Cela se passait au siècle dernier. Le curé du village se plaignait (déjà !) de l’abandon du sacrement de pénitence et se désolait surtout de l’absence des hommes à ce rendez-vous annuel. Un vieux berger, un peu facétieux, se permit de lui donner ce conseil. « Monsieur le curé, quand je vais à confesse, je ne sais que dire car je ne pense pas que mes peccadilles valent la peine d’un aveu. Par contre, si vous me demandez de confesser les péchés de mon voisin, je serai intarissable ! Alors si vous voulez attirer du monde au confessionnal, demandez aux paroissiens d’accuser les péchés des autres !». Cinquante ans plus tard, au siècle suivant, le phénomène s’était amplifié au point que le Père Bro, prédicateur à Notre Dame, publiait un ouvrage au titre évocateur : « On demande des pécheurs ».
Quel lien entre la sainteté et le péché ? Les saints, nous dit-on, ont toujours eu plus que les autres le sens de leur péché. En effet, si le berger avait su que, lorsqu’il rabâchait, en latin, le miserere, il affirmait « mon péché, moi je le connais » (Ps 50), il aurait peut-être eu plus de facilité à l’avouer et aurait fait un pas vers la sainteté.
Les derniers Papes ont insisté sur le fait que l’Eglise avait davantage besoin de saints que de docteurs ou de managers. En rappelant cela, ils ne prenaient pas de risque. En effet, l’histoire du christianisme fourmille d’exemples de ces hommes et de ces femmes qui ont reformé les institutions par le seul rayonnement de leur sainteté.
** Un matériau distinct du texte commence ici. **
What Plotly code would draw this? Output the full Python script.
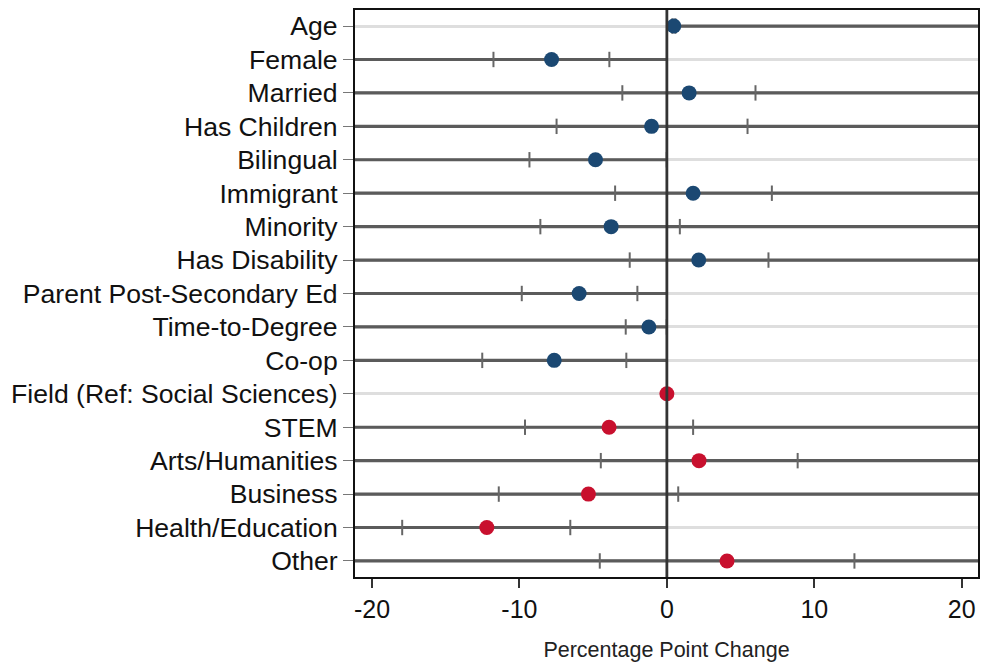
import plotly.graph_objects as go

# Coefficient estimates (percentage points) with 95% confidence bounds
labels = [
    "Age", "Female", "Married", "Has Children", "Bilingual", "Immigrant",
    "Minority", "Has Disability", "Parent Post-Secondary Ed", "Time-to-Degree",
    "Co-op", "Field (Ref: Social Sciences)", "STEM", "Arts/Humanities",
    "Business", "Health/Education", "Other",
]
estimates = [0.47, -7.82, 1.51, -1.04, -4.84, 1.78, -3.78, 2.16, -5.95, -1.22,
             -7.64, 0.0, -3.92, 2.18, -5.32, -12.21, 4.08]
ci_low = [0.37, -11.76, -3.02, -7.48, -9.32, -3.51, -8.58, -2.52, -9.84, -2.79,
          -12.52, None, -9.62, -4.48, -11.40, -17.95, -4.55]
ci_high = [0.58, -3.90, 6.01, 5.47, -0.01, 7.12, 0.88, 6.89, -2.00, -0.01,
           -2.75, None, 1.78, 8.87, 0.77, -6.55, 12.72]
groups = ["Personal"] * 11 + ["Field"] * 6

x_ticks = [-20, -10, 0, 10, 20]
X_MIN, X_MAX = -21.15, 21.1

GROUP_COLORS = {"Personal": "#1b4872", "Field": "#c8102e"}
LINE_DARK = "#5b5b5b"
FONT = "Liberation Sans, Arial, Helvetica, sans-serif"

fig = go.Figure()

# Horizontal reference lines: full span when the interval straddles zero,
# otherwise only on the side of zero where the interval lies
for lab, lo, hi in zip(labels, ci_low, ci_high):
    if lo is None:
        continue
    if lo < 0 < hi:
        xs = [X_MIN, X_MAX]
    elif hi <= 0:
        xs = [X_MIN, 0]
    else:
        xs = [0, X_MAX]
    fig.add_trace(go.Scatter(
        x=xs, y=[lab, lab], mode="lines",
        line=dict(color=LINE_DARK, width=3.2),
        hoverinfo="skip", showlegend=False,
    ))

# Interval end caps
cap_x, cap_y = [], []
for lab, lo, hi in zip(labels, ci_low, ci_high):
    if lo is None:
        continue
    cap_x += [lo, hi]
    cap_y += [lab, lab]
fig.add_trace(go.Scatter(
    x=cap_x, y=cap_y, mode="markers",
    marker=dict(symbol="line-ns", size=11, line=dict(color="#666666", width=2)),
    hoverinfo="skip", showlegend=False,
))

# Point estimates
for grp, col in GROUP_COLORS.items():
    xs = [e for e, g in zip(estimates, groups) if g == grp]
    ys = [l for l, g in zip(labels, groups) if g == grp]
    fig.add_trace(go.Scatter(
        x=xs, y=ys, mode="markers",
        marker=dict(color=col, size=15, line=dict(width=0)),
        name=grp, showlegend=False,
    ))

# Vertical zero line
fig.add_shape(type="line", xref="x", yref="paper", x0=0, x1=0, y0=0, y1=1,
              line=dict(color="#333333", width=2.8), layer="above")

fig.update_layout(
    width=982, height=662,
    margin=dict(l=355, r=2, t=10, b=84),
    plot_bgcolor="white", paper_bgcolor="white",
    font=dict(family=FONT, color="#111111"),
)
fig.update_xaxes(
    range=[X_MIN, X_MAX], tickvals=x_ticks, ticktext=[str(v) for v in x_ticks],
    tickfont=dict(size=25, family=FONT, color="#111111"),
    ticks="outside", ticklen=9, tickwidth=1.5, tickcolor="#333333",
    showgrid=False, zeroline=False,
    showline=True, linecolor="#111111", linewidth=2, mirror=True,
    title=dict(text="Percentage Point Change", font=dict(size=21.5, family=FONT, color="#222222"),
               standoff=22),
)
fig.update_yaxes(
    type="category", categoryorder="array", categoryarray=labels,
    range=[len(labels) - 0.52, -0.48],
    tickfont=dict(size=26.6, family=FONT, color="#111111"),
    ticks="outside", ticklen=10, tickwidth=1.2, tickcolor="#777777",
    showgrid=True, gridcolor="#dedede", gridwidth=3.2, zeroline=False,
    showline=True, linecolor="#111111", linewidth=2, mirror=True,
)

fig.write_html("out.html")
L’époque contemporaine, marquée à la fois par la dernière guerre mondiale avec ses conséquences économiques et sociales et par le sous développement de continents entiers, a suscité dans notre pays ou à l’étranger de grandes figures de la charité : l’abbé Pierre, les sœurs Theresa et Emmanuelle, le père Laborde à Calcutta (cf. la cité de la joie) et bien d’autres anonymes qui incarnaient le Christ au chevet des malades, des petits et des pauvres. Un large public a reconnu leur sainteté.
Le temps est peut-être venu de nous rappeler que Jésus était aussi reconnu comme un maître de sagesse, un « sage-saint » : « Rabbi, toi qui ne fais pas de différence entre les personnes dis-nous… » En ces jours d’excès et de fureur où toutes les valeurs qui ont fait le trésor de notre humanité sont remises en question et bafouées, où le pronom possessif est devenu l’idole commune des sociétés occidentales (ma vie personnelle, mes loisirs, mon opinion, mon pays, mon argent), n’avons-nous pas un urgent besoin de maîtres de sagesse ? Non seulement une sagesse imposant une limite à la voracité universelle qui sera vouée malheureusement à disparaître sous la pression de l’opinion publique et la validation des politiques, mais encore, une sainte sagesse, celle du dépassement et du détachement de toutes les idoles. Ces sages saints seraient les bienvenus à tous les niveaux de la vie en société: celui de la vie politique afin d’éviter l’éclatement du monde, celui de la vie sociale pour retrouver les principes d’une vie en commun élémentaire, celui de la vie personnelle pour qu’elle réponde à sa vocation humaine à être image de Dieu. Tout en sachant bien que cette sainte sagesse restera toujours folie pour le monde, comme le soulignait déjà St Paul!